>>

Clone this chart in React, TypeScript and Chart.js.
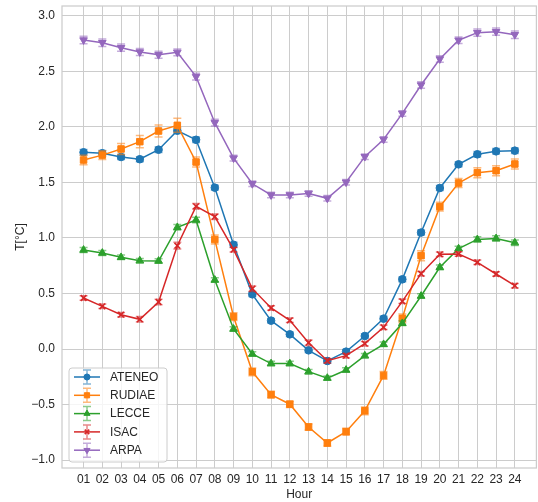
import React, { useEffect, useRef } from "react";
import { Chart, registerables } from "chart.js";

Chart.register(...registerables);

const hours = [1, 2, 3, 4, 5, 6, 7, 8, 9, 10, 11, 12, 13, 14, 15, 16, 17, 18, 19, 20, 21, 22, 23, 24];
const hourLabels = ["01", "02", "03", "04", "05", "06", "07", "08", "09", "10", "11", "12", "13", "14", "15", "16", "17", "18", "19", "20", "21", "22", "23", "24"];
const yTicks = [-1.0, -0.5, 0.0, 0.5, 1.0, 1.5, 2.0, 2.5, 3.0];
const yTickLabels = ["\u22121.0", "\u22120.5", "0.0", "0.5", "1.0", "1.5", "2.0", "2.5", "3.0"];

const ateneo = [1.77, 1.762, 1.728, 1.708, 1.794, 1.965, 1.883, 1.452, 0.938, 0.492, 0.255, 0.132, -0.012, -0.108, -0.024, 0.117, 0.273, 0.627, 1.048, 1.449, 1.662, 1.752, 1.779, 1.785];
const ateneoErr = [0.025, 0.025, 0.022, 0.022, 0.025, 0.025, 0.025, 0.022, 0.022, 0.02, 0.02, 0.02, 0.02, 0.02, 0.02, 0.02, 0.022, 0.022, 0.022, 0.022, 0.022, 0.025, 0.025, 0.025];
const rudiae = [1.701, 1.745, 1.8, 1.866, 1.962, 2.013, 1.683, 0.985, 0.291, -0.205, -0.411, -0.497, -0.702, -0.846, -0.744, -0.556, -0.238, 0.276, 0.84, 1.281, 1.494, 1.587, 1.605, 1.665];
const rudiaeErr = [0.042, 0.04, 0.05, 0.055, 0.055, 0.063, 0.045, 0.04, 0.035, 0.035, 0.03, 0.03, 0.03, 0.03, 0.03, 0.035, 0.035, 0.04, 0.045, 0.04, 0.04, 0.045, 0.045, 0.045];
const lecce = [0.891, 0.864, 0.825, 0.795, 0.792, 1.095, 1.161, 0.621, 0.18, -0.045, -0.131, -0.131, -0.204, -0.262, -0.189, -0.06, 0.042, 0.231, 0.477, 0.735, 0.903, 0.986, 0.995, 0.957];
const lecceErr = [0.022, 0.022, 0.02, 0.02, 0.02, 0.025, 0.025, 0.02, 0.02, 0.02, 0.02, 0.02, 0.02, 0.02, 0.02, 0.02, 0.02, 0.02, 0.02, 0.022, 0.022, 0.025, 0.025, 0.025];
const isac = [0.459, 0.384, 0.309, 0.267, 0.423, 0.93, 1.284, 1.191, 0.894, 0.543, 0.369, 0.258, 0.057, -0.105, -0.06, 0.048, 0.195, 0.429, 0.678, 0.852, 0.855, 0.78, 0.675, 0.57];
const isacErr = [0.02, 0.02, 0.02, 0.025, 0.025, 0.03, 0.025, 0.025, 0.02, 0.025, 0.02, 0.02, 0.025, 0.02, 0.02, 0.02, 0.02, 0.02, 0.02, 0.02, 0.02, 0.02, 0.02, 0.02];
const arpa = [2.781, 2.757, 2.712, 2.673, 2.648, 2.67, 2.451, 2.037, 1.718, 1.487, 1.386, 1.386, 1.4, 1.356, 1.501, 1.731, 1.886, 2.12, 2.376, 2.61, 2.779, 2.847, 2.856, 2.829];
const arpaErr = [0.034, 0.034, 0.032, 0.032, 0.032, 0.03, 0.03, 0.03, 0.025, 0.025, 0.025, 0.025, 0.025, 0.025, 0.025, 0.025, 0.025, 0.025, 0.03, 0.03, 0.03, 0.032, 0.032, 0.034];

const seriesNames = ["ATENEO", "RUDIAE", "LECCE", "ISAC", "ARPA"];
const seriesValues = [ateneo, rudiae, lecce, isac, arpa];
const seriesErrors = [ateneoErr, rudiaeErr, lecceErr, isacErr, arpaErr];
const seriesColors = ["#1f77b4", "#ff7f0e", "#2ca02c", "#d62728", "#9467bd"];
const errColors = ["rgba(31,119,180,0.55)", "rgba(255,127,14,0.55)", "rgba(44,160,44,0.55)", "rgba(214,39,40,0.55)", "rgba(148,103,189,0.55)"];
const pointStyles = ["circle", "rect", "triangle", "crossRot", "triangle"];
const pointRadii = [3.8, 4.6, 4.4, 4, 4.4];
const pointRotations = [0, 0, 0, 0, 180];

const FONT = "'Liberation Sans', Arial, 'DejaVu Sans', sans-serif";
const TEXT = "#262626";
const GRID = "#cccccc";

const errorBarPlugin = {
  id: "errorBars",
  beforeDatasetDraw(chart: any, args: any) {
    const i = args.index;
    const ctx = chart.ctx as CanvasRenderingContext2D;
    const xs = chart.scales.x;
    const ys = chart.scales.y;
    const vals = seriesValues[i];
    const errs = seriesErrors[i];
    ctx.save();
    ctx.strokeStyle = errColors[i];
    ctx.lineWidth = 1.5;
    ctx.beginPath();
    for (let k = 0; k < hours.length; k++) {
      const px = xs.getPixelForValue(hours[k]);
      const y1 = ys.getPixelForValue(vals[k] + errs[k]);
      const y2 = ys.getPixelForValue(vals[k] - errs[k]);
      ctx.moveTo(px, y1);
      ctx.lineTo(px, y2);
      ctx.moveTo(px - 4, y1);
      ctx.lineTo(px + 4, y1);
      ctx.moveTo(px - 4, y2);
      ctx.lineTo(px + 4, y2);
    }
    ctx.stroke();
    ctx.restore();
  },
};

const framePlugin = {
  id: "frame",
  beforeDatasetsDraw(chart: any) {
    const { ctx, chartArea } = chart;
    ctx.save();
    ctx.strokeStyle = GRID;
    ctx.lineWidth = 1.25;
    ctx.strokeRect(chartArea.left, chartArea.top, chartArea.right - chartArea.left, chartArea.bottom - chartArea.top);
    ctx.restore();
  },
};

const legendPlugin = {
  id: "customLegend",
  afterDraw(chart: any) {
    const { ctx, chartArea } = chart;
    const left = chartArea.left + 7;
    const bottom = chartArea.bottom - 6;
    const w = 98;
    const h = 94;
    const top = bottom - h;
    ctx.save();
    ctx.fillStyle = "rgba(255,255,255,0.8)";
    ctx.strokeStyle = GRID;
    ctx.lineWidth = 1;
    ctx.beginPath();
    const r = 3;
    ctx.moveTo(left + r, top);
    ctx.lineTo(left + w - r, top);
    ctx.arcTo(left + w, top, left + w, top + r, r);
    ctx.lineTo(left + w, top + h - r);
    ctx.arcTo(left + w, top + h, left + w - r, top + h, r);
    ctx.lineTo(left + r, top + h);
    ctx.arcTo(left, top + h, left, top + h - r, r);
    ctx.lineTo(left, top + r);
    ctx.arcTo(left, top, left + r, top, r);
    ctx.closePath();
    ctx.fill();
    ctx.stroke();
    for (let i = 0; i < seriesNames.length; i++) {
      const cy = top + 9 + i * 18.3;
      const x0 = left + 5;
      const x1 = left + 31;
      const cx = (x0 + x1) / 2;
      ctx.strokeStyle = seriesColors[i];
      ctx.lineWidth = 1.5;
      ctx.beginPath();
      ctx.moveTo(x0, cy);
      ctx.lineTo(x1, cy);
      ctx.stroke();
      ctx.strokeStyle = errColors[i];
      ctx.beginPath();
      ctx.moveTo(cx, cy - 7);
      ctx.lineTo(cx, cy + 7);
      ctx.moveTo(cx - 4, cy - 7);
      ctx.lineTo(cx + 4, cy - 7);
      ctx.moveTo(cx - 4, cy + 7);
      ctx.lineTo(cx + 4, cy + 7);
      ctx.stroke();
      const meta = chart.getDatasetMeta(i);
      const el = meta && meta.data && meta.data[0];
      if (el) {
        ctx.save();
        const o = el.options;
        const shim = { ...o, radius: pointRadii[i] * 0.8 };
        const saveX = el.x;
        const saveY = el.y;
        el.x = cx;
        el.y = cy;
        const saveOpts = el.options;
        el.options = shim;
        el.draw(ctx, undefined);
        el.options = saveOpts;
        el.x = saveX;
        el.y = saveY;
        ctx.restore();
      }
      ctx.fillStyle = TEXT;
      ctx.font = `12px ${FONT}`;
      ctx.textBaseline = "middle";
      ctx.textAlign = "left";
      ctx.fillText(seriesNames[i], left + 41, cy + 0.5);
    }
    ctx.restore();
  },
};

export default function App() {
  const canvasRef = useRef<HTMLCanvasElement | null>(null);

  useEffect(() => {
    if (!canvasRef.current) return;
    Chart.defaults.font.family = FONT;
    Chart.defaults.color = TEXT;
    const datasets = seriesNames.map((name, i) => ({
      label: name,
      data: hours.map((h, k) => ({ x: h, y: seriesValues[i][k] })),
      borderColor: seriesColors[i],
      backgroundColor: seriesColors[i],
      borderWidth: 1.5,
      pointStyle: pointStyles[i] as any,
      pointRadius: pointRadii[i],
      pointRotation: pointRotations[i],
      pointBorderWidth: i === 3 ? 1.6 : 1,
      pointBackgroundColor: seriesColors[i],
      pointBorderColor: seriesColors[i],
      tension: 0,
      order: 5 - i,
    }));
    const chart = new Chart(canvasRef.current, {
      type: "line",
      data: { datasets },
      options: {
        animation: false,
        responsive: false,
        maintainAspectRatio: false,
        layout: { padding: { left: 0, right: 0, top: 6, bottom: 0 } },
        plugins: {
          legend: { display: false },
          tooltip: { enabled: false },
        },
        scales: {
          x: {
            type: "linear",
            min: -0.15,
            max: 25.15,
            afterBuildTicks: (scale: any) => {
              scale.ticks = hours.map((v) => ({ value: v }));
            },
            afterFit: (scale: any) => {
              scale.height = 34;
              scale.paddingLeft = 0;
              scale.paddingRight = 0;
            },
            ticks: {
              autoSkip: false,
              maxRotation: 0,
              padding: 4,
              font: { size: 12 },
              color: TEXT,
              callback: (value: any) => {
                const idx = hours.indexOf(Number(value));
                return idx >= 0 ? hourLabels[idx] : "";
              },
            },
            grid: { color: GRID, lineWidth: 1, drawTicks: false },
            border: { display: false },
            title: {
              display: true,
              text: "Hour",
              font: { size: 12 },
              color: TEXT,
              padding: { top: 0, bottom: 0 },
            },
          },
          y: {
            type: "linear",
            min: -1.071,
            max: 3.087,
            afterBuildTicks: (scale: any) => {
              scale.ticks = yTicks.map((v) => ({ value: v }));
            },
            afterFit: (scale: any) => {
              scale.width = 62;
              scale.paddingTop = 0;
              scale.paddingBottom = 0;
            },
            ticks: {
              padding: 7,
              font: { size: 12 },
              color: TEXT,
              callback: (value: any) => {
                const idx = yTicks.findIndex((t) => Math.abs(t - Number(value)) < 1e-6);
                return idx >= 0 ? yTickLabels[idx] : "";
              },
            },
            grid: { color: GRID, lineWidth: 1, drawTicks: false },
            border: { display: false },
            title: {
              display: true,
              text: "T[°C]",
              font: { size: 12 },
              color: TEXT,
              padding: { top: 13, bottom: 0 },
            },
          },
        },
      },
      plugins: [framePlugin, errorBarPlugin, legendPlugin],
    });
    return () => chart.destroy();
  }, []);

  return (
    <div style={{ position: "fixed", left: 0, top: 0, width: 538, height: 502, overflow: "hidden", background: "#ffffff" }}>
      <canvas ref={canvasRef} width={542} height={502} style={{ width: 542, height: 502, display: "block" }} />
    </div>
  );
}
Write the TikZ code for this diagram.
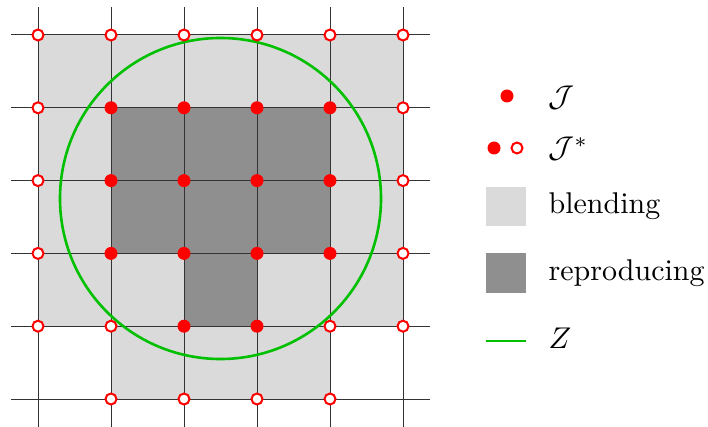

<<

Return the lines of the records that include the string "React".

Clone this chart in React, TypeScript and Chart.js.
import React, { useEffect, useRef } from "react";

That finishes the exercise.